3. Make the custard: put the half-and half and sugar in a medium saucepan, and set over medium-high heat. Add bay leaves, rosemary (if using) and vanilla. Bring to just under a simmer, then turn off heat. Stir to dissolve sugar.
4. In a medium bowl, whisk together eggs and tangerine juice. Whisk in the hot half-and-half mixture a little at a time.
5. Strain the custard through a fine-mesh sieve set over a medium bowl. Set ramekins in a deep baking dish. Fill each ramekin with ½ cup of the strained mixture.
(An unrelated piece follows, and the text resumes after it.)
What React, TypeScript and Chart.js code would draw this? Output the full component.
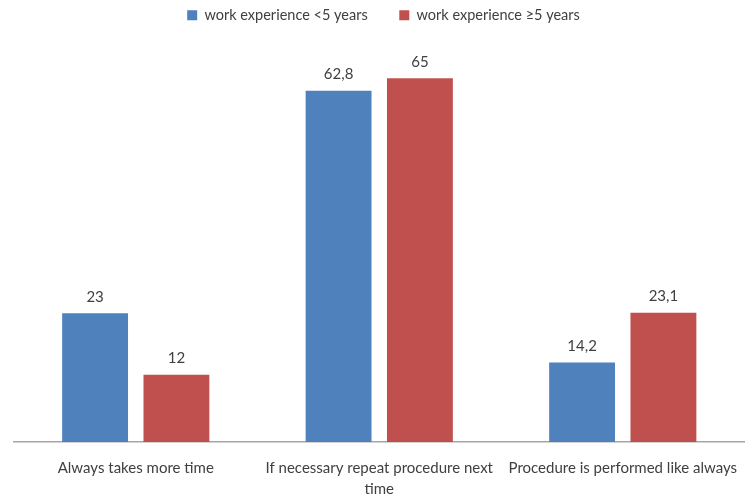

6. Place baking dish on middle rack in the oven. Add hot tap water to baking dish so it comes halfway up the sides of the ramekins. Cover dish tightly with foil and bake until custards set, 25 to 30 minutes. Start checking at 15 minutes. When done, custards should look opaque and just a little wiggly. Insert a paring knife into the center of the flan to test. The knife should come out clean.
7. Carefully remove ramekins from water bath and let cool to room temperature. Wrap and refrigerate for 4 hours or overnight.
8. To serve, run a small knife around the inside edge of each ramekin to loosen the flan. Invert a dessert plate over the ramekin, then flip plate while securing ramekin. Tap or shake ramekin, lift from plate and the flan will release. Spoon any remaining caramel around flan. Garnish with tangerine segments, if desired.
And to drink…
The dates and parsnips will convey a sense of sweetness to this dish, so I’m thinking of both whites and reds that won’t clash or come across as overly austere. Among reds, look for wines that are dry, fresh and fruity, but not overwhelming – some of the new wave garnacha or bobal wines from Spain, perhaps a restrained zinfandel from California or good Côtes-du-Rhônes from France. Other options might include reds from the Languedoc, Bairradas from Portugal, Rosso di Montalcinos from Italy and blaufränkisches from Austria. For whites, I would gravitate toward chenin blancs from the Loire Valley or South Africa, which can be dry yet seem sweet, or maybe a modestly sweet riesling, like a kabinett or spätlese from Germany.